Sebagai informasi, saat ini Kaltara memiliki kawasan hutan sekitar 70 persen dari total luasan Kaltara. Sementara, kebutuhan minimal kawasan hutan dalam provinsi hanya 30 persen.

Sehingga apabila ada perubahan status lahan di dalam kawasan hutan, masih memungkinkan dilakukan tanpa perlu menggantikan hutan kawasan.

Hasil inventarisasi dan diversifikasi tersebut, lanjutnya, akan dirapatkan lagi oleh Dishut bersama dengan pihak terkait. Tujuannya, meluruskan rekomendasi yang ada melalui pihak Kementerian Perekonomian dan akan disampaikan kepada Kementerian Kehutanan.

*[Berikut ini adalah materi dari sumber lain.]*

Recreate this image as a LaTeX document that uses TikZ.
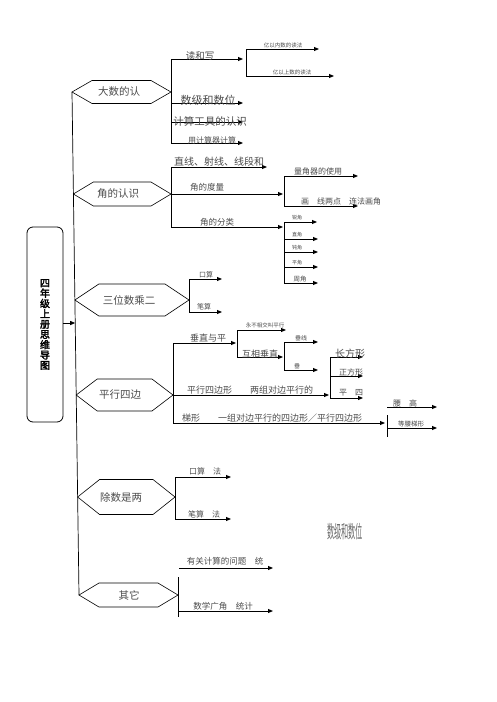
\documentclass[tikz,border=0pt]{standalone}
\usepackage{fontspec}
\newfontfamily\cjk{Noto Sans CJK SC}
\newfontfamily\cjkb[FakeBold=2.5]{Noto Sans CJK SC}
\usetikzlibrary{arrows.meta}
\tikzset{
  hexline/.style={draw=black, line width=0.6pt},
  hextext/.style={font=\cjk\fontsize{10.5}{10.5}\selectfont, text=black!70, inner sep=0pt},
  br/.style={line width=0.9pt, draw=black},
  arr/.style={br, -{Triangle[length=5pt,width=4pt]}},
  lbl/.style={font=\cjk\fontsize{#1}{#1}\selectfont, text=black!70, inner sep=0pt},
  lbl/.default=9,
  spine/.style={draw=black, line width=0.7pt},
}
\newcommand\hexnode[8]{%
  \coordinate (#1-l) at (#2,#4);
  \coordinate (#1-r) at (#3,#4);
  \draw[hexline] (#1-l) -- ({#2+#6},{#4-#5}) -- ({#3-#6},{#4-#5}) -- (#1-r) -- ({#3-#6},{#4+#5}) -- ({#2+#6},{#4+#5}) -- cycle;
  \node[hextext] (#1) at (#7,#4) {#8};
}
\newcommand\harrow[4]{\coordinate (#1-s) at (#2,#3); \coordinate (#1-e) at (#4,#3); \draw[arr] (#1-s) -- (#1-e);}
\newcommand\vbar[4]{\coordinate (#1-t) at (#2,#3); \coordinate (#1-b) at (#2,#4); \draw[br] (#1-t) -- (#1-b);}
\begin{document}
\begin{tikzpicture}[x=1pt,y=-1pt]
\useasboundingbox (0,0) rectangle (496,702);
\fill[white] (0,0) rectangle (496,702);

% main box
\node[draw, line width=0.8pt, rounded corners=6pt, minimum width=36pt, minimum height=195pt, inner sep=0pt, align=center, font=\cjkb\fontsize{10}{10.3}\selectfont] (main) at (45,324.5) {四\\年\\级\\上\\册\\思\\维\\导\\图};

% hexagons
\hexnode{h1}{72}{171}{92}{11.5}{20}{119}{大数的认}
\hexnode{h2}{73.4}{171}{194}{12}{20}{118}{角的认识}
\hexnode{h3}{74.9}{189}{300}{16}{24}{129}{三位数乘二}
\hexnode{h4}{76.2}{173}{395}{16}{21}{120}{平行四边}
\hexnode{h5}{77.6}{175}{497}{17.5}{22}{121}{除数是两}
\hexnode{h6}{79}{178}{595}{12}{20}{129}{其它}

% spine and main arrow
\draw[spine] (h1-l) -- (h6-l);
\coordinate (sp) at (75.2,323);
\draw[arr] (main.east |- sp) -- (sp);

% branch 1
\vbar{v1}{171}{59}{143}
\harrow{a11}{171}{59}{243}
\harrow{a12}{171}{103}{243}
\harrow{a13}{171}{122}{243}
\harrow{a14}{171}{143}{243}
\node[lbl=9.5] (t11) at (200,56) {读和写};
\node[lbl=11] (t12) at (208,100) {数级和数位};
\node[lbl=10.5] (t13) at (210,121) {计算工具的认识};
\node[lbl=8] (t14) at (212,140) {用计算器计算};
\vbar{v11}{246}{49}{76}
\harrow{a111}{246}{49}{319}
\harrow{a112}{246}{76}{334}
\node[lbl=5.5] (t111) at (283,45) {亿以内数的读法};
\node[lbl=5.5] (t112) at (292,72) {亿以上数的读法};

% branch 2
\vbar{v2}{171}{167}{227}
\harrow{a21}{171}{167}{267}
\harrow{a22}{171}{194}{283}
\harrow{a23}{171}{227}{283}
\node[lbl=10] (t21) at (219,162) {直线、射线、线段和};
\node[lbl=8.5] (t22) at (207,187) {角的度量};
\node[lbl=8.5] (t23) at (217,222) {角的分类};
\vbar{v22}{284}{176}{206}
\harrow{a221}{284}{176}{358}
\harrow{a222}{284}{206}{358}
\node[lbl=8] (t221) at (318,171) {量角器的使用};
\node[lbl=8] (t222) at (341,201) {画　线两点　连法画角};
\vbar{v23}{284}{222}{283}
\harrow{a231}{284}{222}{317}
\harrow{a232}{284}{239}{318}
\harrow{a233}{284}{252}{318}
\harrow{a234}{284}{267}{318}
\harrow{a235}{284}{283}{318}
\node[lbl=5] (t231) at (297,218) {锐角};
\node[lbl=5] (t232) at (297,235) {直角};
\node[lbl=5] (t233) at (297,248) {钝角};
\node[lbl=5] (t234) at (297,263) {平角};
\node[lbl=6.5] (t235) at (300,279) {周角};

% branch 3
\vbar{v3}{189}{279}{312}
\harrow{a31}{189}{279}{222}
\harrow{a32}{189}{312}{222}
\node[lbl=7] (t31) at (206,275) {口算};
\node[lbl=7] (t32) at (204,307) {笔算};

% branch 4
\vbar{v4}{173}{343}{423}
\harrow{a41}{173}{343}{236}
\harrow{a42}{173}{395}{329}
\harrow{a43}{173}{423}{385}
\node[lbl=9] (t41) at (208,338) {垂直与平};
\node[lbl=9] (t42) at (250,390) {平行四边形　　两组对边平行的};
\node[lbl=9, anchor=west] (t43) at (182,418) {梯形　　一组对边平行的四边形／平行四边形};
\vbar{v41}{237}{330}{357}
\harrow{a411}{237}{330}{286}
\harrow{a412}{237}{357}{283}
\node[lbl=5.5] (t411) at (265,325) {永不相交叫平行};
\node[lbl=9] (t412) at (260,354) {互相垂直};
\vbar{v412}{284}{342}{370}
\harrow{a4121}{284}{342}{318}
\harrow{a4122}{284}{370}{318}
\node[lbl=6] (t4121) at (301,338) {垂线};
\node[lbl=6] (t4122) at (297,366) {垂};
\vbar{v42}{330}{357}{398}
\harrow{a421}{330}{357}{363}
\harrow{a422}{330}{376}{363}
\harrow{a423}{330}{398}{363}
\node[lbl=10] (t421) at (350,354) {长方形};
\node[lbl=8] (t422) at (351,372) {正方形};
\node[lbl=8] (t423) at (351,393) {平　四};
\vbar{v43}{387}{415}{437}
\harrow{a431}{387}{407}{437}
\harrow{a432}{387}{428}{437}
\node[lbl=8] (t431) at (405,403) {腰　高};
\node[lbl=6.5] (t432) at (411,424) {等腰梯形};

% branch 5
\vbar{v5}{175}{477}{519}
\harrow{a51}{175}{477}{231}
\harrow{a52}{175}{519}{231}
\node[lbl=8] (t51) at (205,471) {口算　法};
\node[lbl=8] (t52) at (204,514) {笔算　法};

% floating text
\node[font=\cjk\fontsize{18}{18}\selectfont, text=black!60, inner sep=0pt, xscale=0.4] (fl) at (345,532) {数级和数位};

% branch 6
\vbar{v6}{178}{577}{617}
\harrow{a61}{179}{568}{273}
\harrow{a62}{178}{611}{273}
\node[lbl=8.5] (t61) at (225,561) {有关计算的问题　统};
\node[lbl=8.5] (t62) at (223,606) {数学广角　统计};
\end{tikzpicture}
\end{document}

“Apabila usulan yang sudah diinventarisasi dan diversifikasi ini disetujui, baru diselesaikan langkah-langkah selanjutnya,” kata Gubernur.

Guna memaksimalkan peran dan fungsi Tim Inver PTKH ini, Gubernur mengimbau kepada bupati/walikota meneruskan ke jajarannya, mulai dari lurah, camat, serta instansi terkait di jajaran pemerintah daerah setempat untuk dapat menyumbangkan Sumber Daya Manusia (SDM) dan menjadi bagian dari tim.

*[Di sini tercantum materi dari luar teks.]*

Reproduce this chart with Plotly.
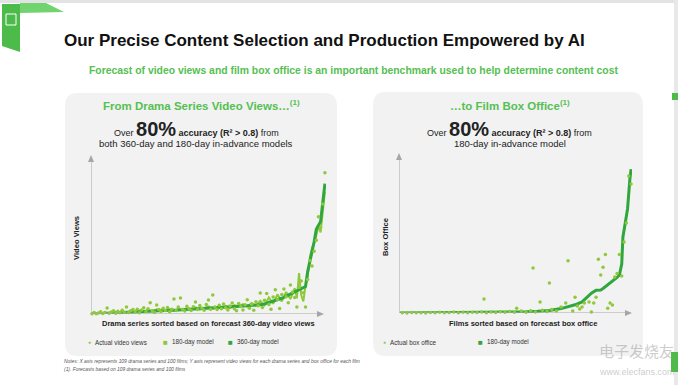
import plotly.graph_objects as go

W, H = 678, 385

# ---------------- DATA ----------------
# Left chart: 109 drama series sorted by forecast 360-day video views (relative units)
drama_idx_360 = [1, 5, 9, 13, 17, 21, 25, 29, 33, 37, 41, 45, 49, 53, 57, 61, 65, 69, 73, 77,
                 80, 83, 86, 89, 92, 95, 98, 100, 101, 102, 103, 104, 105, 106, 107, 108, 109]
drama_360 = [0, 0.3, 0.6, 1.0, 1.3, 1.6, 1.9, 2.0, 2.2, 2.4, 2.6, 3.0, 3.3, 3.6, 3.9, 4.3, 4.6, 5.0, 5.3, 5.6,
             6.0, 7.3, 8.6, 10.0, 12.0, 14.0, 16.0, 17.5, 27, 33, 39, 46, 54, 56.5, 59, 71, 83]

drama_idx_180 = [1, 3, 5, 7, 9, 11, 13, 15, 17, 19, 21, 23, 25, 27, 29, 31, 33, 35, 37, 39,
                 41, 43, 45, 47, 49, 51, 53, 55, 57, 59, 61, 63, 65, 67, 69, 71, 73, 75, 77, 79,
                 81, 83, 85, 87, 89, 91, 93, 95, 96, 97, 98, 99, 100, 101, 102, 103, 104, 105, 106, 107, 108, 109]
drama_180 = [0, 0.5, 0.2, 0.9, 0.4, 1.2, 0.8, 1.6, 1.0, 1.9, 1.2, 2.2, 1.5, 2.6, 1.7, 2.9, 1.8, 2.5, 3.0, 2.0,
             3.3, 2.4, 3.6, 2.8, 4.2, 2.9, 3.5, 4.8, 3.2, 4.4, 3.6, 5.2, 3.8, 5.6, 4.5, 6.3, 4.8, 7.0, 5.2, 8.5,
             5.5, 10.5, 6.5, 12.5, 8.0, 14.0, 9.5, 16.5, 10.0, 26.0, 12.0, 8.0, 18.0, 24.0, 36.0, 42.0, 45.0, 50.0, 56.0, 52.0, 66.0, 78.0]

drama_actual = [0.2, 1.0, 0.1, 0.7, 1.5, 0.3, 0.9, 3.8, 0.4, 1.3,
                2.0, 0.5, 1.7, 0.8, 2.4, 1.1, 4.5, 0.9, 2.0, 2.9,
                1.2, 3.1, 0.8, 2.6, 4.0, 1.5, 3.3, 7.2, 2.1, 0.9,
                5.7, 2.8, 1.6, 3.6, 2.3, 4.2, 1.4, 3.0, 9.5, 2.2,
                4.4, 10.2, 3.0, 1.9, 5.0, 3.4, 2.2, 4.6, 7.6, 2.9,
                5.4, 3.7, 2.4, 6.0, 8.9, 3.1, 12.1, 4.5, 2.8, 5.6,
                3.3, 6.4, 4.0, 2.6, 5.1, 7.0, 3.4, 2.0, 6.7, 4.8,
                2.5, 5.9, 9.0, 3.6, 6.2, 2.4, 7.8, 5.2, 13.4, 4.1,
                8.7, 13.0, 6.0, 3.0, 10.8, 15.5, 9.2, 3.5, 12.5, 16.0,
                11.0, 7.2, 18.5, 14.0, 10.5, 4.5, 16.8, 21.0, 13.5, 4.5,
                22.0, 34.0, 30.5, 40.0, 47.0, 62.0, 55.0, 70.0, 90.0]
drama_actual_idx = list(range(1, len(drama_actual) + 1))

# Right chart: 100 films sorted by forecast box office (relative units)
film_idx_180 = [1, 10, 20, 30, 40, 50, 55, 60, 65, 70, 73, 76, 79, 81, 83, 85, 87, 88, 90, 92,
                94, 95, 96, 96.5, 97.5, 98.5, 99.5, 100]
film_180 = [0, 0.1, 0.2, 0.3, 0.4, 0.6, 0.8, 1.1, 1.6, 2.8, 3.8, 5.2, 7.0, 9.8, 12.5, 14.4, 14.6, 15.5, 17.8, 19.8,
            22.5, 24.0, 31.0, 48, 58, 66, 85, 91]

film_actual_idx = [2, 4, 6, 8, 10, 12, 14, 16, 18, 20, 22, 24, 26, 28, 30, 32, 34, 36, 37, 38,
                   40, 42, 44, 46, 48, 50, 51, 53, 55, 57, 58, 59, 61, 62, 64, 65, 66, 68, 70, 72,
                   73, 75, 76, 77, 78, 79, 80, 82, 83, 84, 85, 86, 87, 88, 89, 90, 91, 92, 93, 94,
                   95, 96, 97, 98, 99, 100]
film_actual = [0.2, 0.0, 0.3, 0.1, 0.2, 0.0, 0.3, 0.1, 0.4, 0.2, 0.3, 0.6, 0.1, 0.4, 0.2, 0.5, 0.3, 0.7, 8.9, 0.2,
               0.6, 0.3, 0.8, 0.4, 1.0, 0.5, 3.0, 1.2, 0.4, 1.5, 28.5, 0.6, 7.0, 1.8, 0.9, 19.0, 2.2, 1.3, 3.8, 6.3,
               33.0, 1.3, 10.0, 4.4, 2.6, 3.8, 6.3, 7.0, 0.6, 6.3, 10.0, 34.0, 24.0, 29.0, 37.0, 3.0, 6.3, 5.0, 22.8, 25.0,
               37.0, 23.4, 45.0, 57.0, 86.7, 81.6]

# ---------------- STYLE ----------------
DARK = "#2fa63e"
LIGHT = "#8fc93a"
GREEN_TXT = "#55c053"
PANEL = "#f2f2f2"
AXIS = "#a6a6a6"
FONT = "Liberation Sans, Arial, sans-serif"


def px(x):
    return x / W


def py(y):
    return 1 - y / H


def rrect(x0, y0, x1, y1, r):
    X0, X1 = px(x0), px(x1)
    Y0, Y1 = py(y0), py(y1)
    rx, ry = r / W, r / H
    return (f"M {X0+rx},{Y0} L {X1-rx},{Y0} Q {X1},{Y0} {X1},{Y0-ry} "
            f"L {X1},{Y1+ry} Q {X1},{Y1} {X1-rx},{Y1} L {X0+rx},{Y1} "
            f"Q {X0},{Y1} {X0},{Y1+ry} L {X0},{Y0-ry} Q {X0},{Y0} {X0+rx},{Y0} Z")


def poly(pts):
    return "M " + " L ".join(f"{px(a)},{py(b)}" for a, b in pts) + " Z"


fig = go.Figure()

# Left chart traces
fig.add_trace(go.Scatter(x=drama_idx_180, y=drama_180, mode="lines", line=dict(color=LIGHT, width=2),
                         xaxis="x", yaxis="y", showlegend=False, cliponaxis=False, hoverinfo="skip"))
fig.add_trace(go.Scatter(x=drama_idx_360, y=drama_360, mode="lines", line=dict(color=DARK, width=3),
                         xaxis="x", yaxis="y", showlegend=False, cliponaxis=False, hoverinfo="skip"))
fig.add_trace(go.Scatter(x=drama_actual_idx, y=drama_actual, mode="markers",
                         marker=dict(color=LIGHT, size=3.5), xaxis="x", yaxis="y",
                         showlegend=False, cliponaxis=False, hoverinfo="skip"))

# Right chart traces
fig.add_trace(go.Scatter(x=film_idx_180, y=film_180, mode="lines", line=dict(color=DARK, width=3),
                         xaxis="x2", yaxis="y2", showlegend=False, cliponaxis=False, hoverinfo="skip"))
fig.add_trace(go.Scatter(x=film_actual_idx, y=film_actual, mode="markers",
                         marker=dict(color=LIGHT, size=3.5), xaxis="x2", yaxis="y2",
                         showlegend=False, cliponaxis=False, hoverinfo="skip"))

ax_common = dict(showgrid=False, zeroline=False, showticklabels=False, ticks="", showline=False)
L_XR = [0.54, 109.5]
R_XR = [0.57, 100.4]
fig.update_layout(
    xaxis=dict(domain=[px(91), px(326)], range=L_XR, anchor="y", **ax_common),
    yaxis=dict(domain=[py(314), py(157)], range=[0, 100], anchor="x", **ax_common),
    xaxis2=dict(domain=[px(399), px(632)], range=R_XR, anchor="y2", **ax_common),
    yaxis2=dict(domain=[py(313), py(155)], range=[0, 100], anchor="x2", **ax_common),
)

shapes = []
# top / right frame
shapes.append(dict(type="rect", xref="paper", yref="paper", x0=0, x1=1, y0=py(3), y1=1,
                   fillcolor="#e3e3e3", line=dict(width=0), layer="below"))
shapes.append(dict(type="rect", xref="paper", yref="paper", x0=px(674), x1=1, y0=0, y1=1,
                   fillcolor="#e8e8e8", line=dict(width=0), layer="below"))
# panels
shapes.append(dict(type="path", xref="paper", yref="paper", path=rrect(65, 93, 337, 356, 13),
                   fillcolor=PANEL, line=dict(width=0), layer="below"))
shapes.append(dict(type="path", xref="paper", yref="paper", path=rrect(373, 92, 643, 356, 13),
                   fillcolor=PANEL, line=dict(width=0), layer="below"))
# logo
shapes.append(dict(type="path", xref="paper", yref="paper", path=poly([(20, 3), (46, 3), (64, 12), (20, 13)]),
                   fillcolor="#72d46e", line=dict(width=0)))
shapes.append(dict(type="path", xref="paper", yref="paper", path=poly([(2, 4), (20, 4), (20, 52), (2, 46)]),
                   fillcolor="#4cbb4a", line=dict(width=0)))
shapes.append(dict(type="rect", xref="paper", yref="paper", x0=px(6), x1=px(16), y0=py(25), y1=py(14),
                   fillcolor="rgba(0,0,0,0)", line=dict(color="white", width=1)))
# small green marks at right edge
shapes.append(dict(type="rect", xref="paper", yref="paper", x0=px(672), x1=1, y0=py(100), y1=py(93),
                   fillcolor="#4cbb4a", line=dict(width=0)))
shapes.append(dict(type="rect", xref="paper", yref="paper", x0=px(671), x1=1, y0=py(372), y1=py(352),
                   fillcolor="#4cbb4a", line=dict(width=0)))

# axis lines (data refs) and arrowheads
for xa, ya, xr, xtip in (("x", "y", L_XR, 107.6), ("x2", "y2", R_XR, 99.6)):
    shapes.append(dict(type="line", xref=xa, yref=ya, x0=xr[0], x1=xtip, y0=0, y1=0,
                       line=dict(color=AXIS, width=1)))
    shapes.append(dict(type="line", xref=xa, yref=ya, x0=xr[0], x1=xr[0], y0=0, y1=99,
                       line=dict(color=AXIS, width=1)))
for (tx, ty) in ((324, 314), (632, 313)):
    shapes.append(dict(type="path", xref="paper", yref="paper",
                       path=poly([(tx, ty), (tx - 7, ty - 3), (tx - 7, ty + 3)]),
                       fillcolor=AXIS, line=dict(width=0)))
for (tx, ty) in ((91, 155), (399, 153)):
    shapes.append(dict(type="path", xref="paper", yref="paper",
                       path=poly([(tx, ty), (tx - 3, ty + 7), (tx + 3, ty + 7)]),
                       fillcolor=AXIS, line=dict(width=0)))
fig.update_layout(shapes=shapes)

ann = []


def text(x, y, t, size, color="#222", bold=False, xanchor="center", angle=0, italic=False, family=FONT):
    s = f"<b>{t}</b>" if bold else t
    s = f"<i>{s}</i>" if italic else s
    ann.append(dict(x=px(x), y=py(y), xref="paper", yref="paper", text=s, showarrow=False,
                    xanchor=xanchor, yanchor="middle", textangle=angle,
                    font=dict(family=family, size=size, color=color)))


text(62, 40, "Our Precise Content Selection and Production Empowered by AI", 17, "#111", True, "left")
text(353, 70, "Forecast of video views and film box office is an important benchmark used to help determine content cost",
     10.4, GREEN_TXT, True)

text(201, 105, "From Drama Series Video Views…<sup>(1)</sup>", 11.5, GREEN_TXT, True)
text(510, 105, "…to Film Box Office<sup>(1)</sup>", 11.5, GREEN_TXT, True)

over = ("Over <b><span style='font-size:20px'>80%</span> accuracy (R² > 0.8)</b> from")
text(196, 129, over, 9, "#222")
text(196, 143, "both 360-day and 180-day in-advance models", 9.5, "#222")
text(510, 129, over, 9, "#222")
text(510, 143, "180-day in-advance model", 9.5, "#222")

text(76, 238, "Video Views", 7.6, "#222", True, angle=-90)
text(208, 323, "Drama series sorted based on forecast 360-day video views", 7.5, "#222", True)
text(385, 237, "Box Office", 7.6, "#222", True, angle=-90)
text(523, 323, "Films sorted based on forecast box office", 7.5, "#222", True)

# legends
text(86, 342, "●", 5, LIGHT, xanchor="left")
text(93, 342, "Actual video views", 6.3, "#333", xanchor="left")
text(161, 342, "■", 8, LIGHT, xanchor="left")
text(170, 342, "180-day model", 6.3, "#333", xanchor="left")
text(226, 342, "■", 8, DARK, xanchor="left")
text(235, 342, "360-day model", 6.3, "#333", xanchor="left")
text(381, 342, "●", 5, LIGHT, xanchor="left")
text(388, 342, "Actual box office", 6.3, "#333", xanchor="left")
text(476, 342, "■", 8, DARK, xanchor="left")
text(485, 342, "180-day model", 6.3, "#333", xanchor="left")

# notes
text(62, 361, "Notes: X axis represents 109 drama series and 100 films; Y axis represent video views for each drama series and box office for each film",
     4.9, "#555", xanchor="left", italic=True)
text(62, 369, "(1). Forecasts based on 109 drama series and 100 films", 4.9, "#555", xanchor="left", italic=True)

# watermark
text(597, 350, "电子发烧友", 15, "rgba(160,160,160,0.55)", xanchor="left", family="Noto Sans CJK SC")
text(597, 372, "www.elecfans.com", 9, "rgba(160,160,160,0.55)", xanchor="left")

fig.update_layout(annotations=ann, width=W, height=H, autosize=False,
                  margin=dict(l=0, r=0, t=0, b=0), paper_bgcolor="white", plot_bgcolor="rgba(0,0,0,0)",
                  showlegend=False)

fig.write_html("out.html", config={"displayModeBar": False},
               post_script="document.body.style.margin='0';document.body.style.overflow='hidden';")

“Insya Allah, ditargetkan pertengahan bulan ini sudah selesai proses Inver itu. Lalu, hasilnya disampaikan ke kementerian terkait,” jelas Irianto.

Apa saja jenis penguasaan tanah yang dapat diakomodir program ini? Diterangkan Gubernur, sesuai Peraturan Presiden No. 88/2017 tentang Penyelesaian Penguasaan Tanah Dalam Kawasan Hutan, objek kawasan hutan yang dapat dilakukan penyelesaian penguasaan tanah, adalah kawasan hutan pada tahap penunjukkan kawasan hutan yang meliputi hutan konservasi, hutan lindung, dan hutan produksi.

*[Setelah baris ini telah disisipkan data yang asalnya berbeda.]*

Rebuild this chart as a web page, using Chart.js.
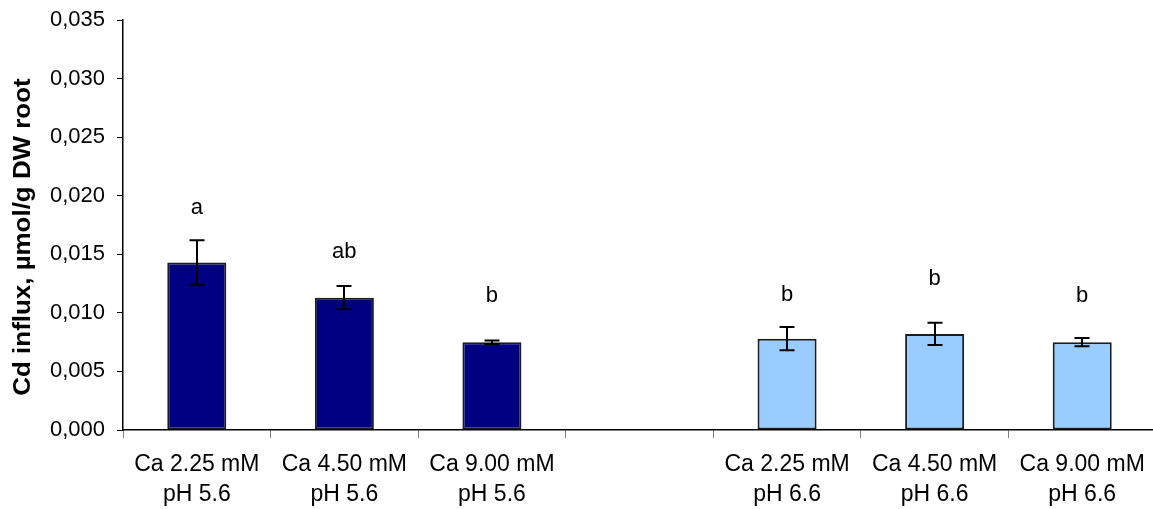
<!DOCTYPE html>
<html>
<head>
<meta charset="utf-8">
<script src="https://cdn.jsdelivr.net/npm/chart.js@4.4.0/dist/chart.umd.min.js"></script>
<style>
  html, body { margin: 0; padding: 0; background: #fff; overflow: hidden; }
  #wrap { position: relative; width: 1156px; height: 509px; }
</style>
</head>
<body>
<div id="wrap"><canvas id="c"></canvas></div>
<script>
// Treatments (the empty slot separates the two pH groups)
const categories = [
  ['Ca 2.25 mM', 'pH 5.6'],
  ['Ca 4.50 mM', 'pH 5.6'],
  ['Ca 9.00 mM', 'pH 5.6'],
  '',
  ['Ca 2.25 mM', 'pH 6.6'],
  ['Ca 4.50 mM', 'pH 6.6'],
  ['Ca 9.00 mM', 'pH 6.6']
];
// Mean Cd influx (µmol/g DW root) and standard error
const influx = [0.0143, 0.0113, 0.0075, null, 0.0078, 0.0082, 0.0075];
const stdErr = [0.0019, 0.0010, 0.00015, null, 0.0010, 0.00095, 0.00035];
// Significance letters and the level (baseline, in data units) they are written at
const letters = ['a', 'ab', 'b', '', 'b', 'b', 'b'];
const letterLevels = [0.0184, 0.0147, 0.0109, null, 0.0110, 0.0124, 0.0109];
const yTicks = [0, 0.005, 0.010, 0.015, 0.020, 0.025, 0.030, 0.035];

const barColors = ['#000080', '#000080', '#000080', '#000080', '#99CCFF', '#99CCFF', '#99CCFF'];
const FONT = '"Liberation Sans", Arial, sans-serif';

const errorBars = {
  id: 'errorBars',
  afterDatasetsDraw(chart) {
    const ctx = chart.ctx;
    const meta = chart.getDatasetMeta(0);
    const y = chart.scales.y;
    ctx.save();
    ctx.strokeStyle = '#000';
    ctx.lineWidth = 2;
    meta.data.forEach((bar, i) => {
      if (influx[i] == null || stdErr[i] == null) return;
      const x = Math.round(bar.x);
      const yTop = y.getPixelForValue(influx[i] + stdErr[i]);
      const yBot = y.getPixelForValue(influx[i] - stdErr[i]);
      const cap = 7.5;
      ctx.beginPath();
      ctx.moveTo(x, yTop); ctx.lineTo(x, yBot);
      ctx.moveTo(x - cap, yTop); ctx.lineTo(x + cap, yTop);
      ctx.moveTo(x - cap, yBot); ctx.lineTo(x + cap, yBot);
      ctx.stroke();
    });
    // significance letters
    ctx.fillStyle = '#000';
    ctx.font = '22px ' + FONT;
    ctx.textAlign = 'center';
    ctx.textBaseline = 'alphabetic';
    meta.data.forEach((bar, i) => {
      if (!letters[i] || letterLevels[i] == null) return;
      ctx.fillText(letters[i], bar.x, y.getPixelForValue(letterLevels[i]));
    });
    // vertical axis title
    ctx.font = 'bold 24px ' + FONT;
    ctx.textBaseline = 'middle';
    ctx.translate(23, 237);
    ctx.rotate(-Math.PI / 2);
    ctx.scale(1.08, 1);
    ctx.fillText('Cd influx, µmol/g DW root', 0, 0);
    ctx.restore();
  }
};

new Chart(document.getElementById('c'), {
  type: 'bar',
  data: {
    labels: categories,
    datasets: [{
      data: influx,
      backgroundColor: barColors,
      borderColor: '#1c1c1c',
      borderWidth: 2,
      borderSkipped: false,
      categoryPercentage: 1,
      barPercentage: 0.4
    }]
  },
  options: {
    responsive: true,
    maintainAspectRatio: false,
    animation: false,
    devicePixelRatio: 1,
    layout: { padding: { top: 20, right: 0, bottom: 0, left: 0 } },
    plugins: { legend: { display: false }, tooltip: { enabled: false } },
    scales: {
      x: {
        offset: true,
        grid: { offset: true, drawOnChartArea: false, drawTicks: true, tickLength: 8, color: '#808080' },
        border: { color: '#000', width: 1.5 },
        ticks: { color: '#000', font: { family: FONT, size: 23, lineHeight: 1.3 }, padding: 12, maxRotation: 0, autoSkip: false },
        afterFit(s) { s.height = 79; s.paddingLeft = 0; s.paddingRight = 0; }
      },
      y: {
        min: 0, max: 0.035,
        afterBuildTicks(s) { s.ticks = yTicks.map(v => ({ value: v })); },
        grid: { drawOnChartArea: false, drawTicks: true, tickLength: 6, color: '#000' },
        border: { color: '#000', width: 1.5 },
        ticks: {
          color: '#000', font: { family: FONT, size: 22 }, padding: 12,
          callback: v => Number(v).toFixed(3).replace('.', ',')
        },
        afterFit(s) { s.width = 123; s.paddingTop = 0; s.paddingBottom = 0; }
      }
    }
  },
  plugins: [errorBars]
});
</script>
</body>
</html>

Dan, kriteria tanah yang dapat diselesiakan atau dilegalkan dari kawasan hutan meliputi pemukiman, fasilitas umum, fasilitas sosial, lahan garapan, dan hutan yang dikelola masyarakat hukum adat.

“Untuk lahan garapan, harus sudah diberdayakan diatas 20 tahun. Sementara, jika penguasaan tanahnya kurang dari 20 tahun maka dilakukan mekanisme melalui perhutanan sosial. Kecuali, fasilitas umum dan fasilitas sosial, meski eksistensinya dibawah 20 tahun tetap akan dikeluarkan sertifikatnya,” tutup Gubernur.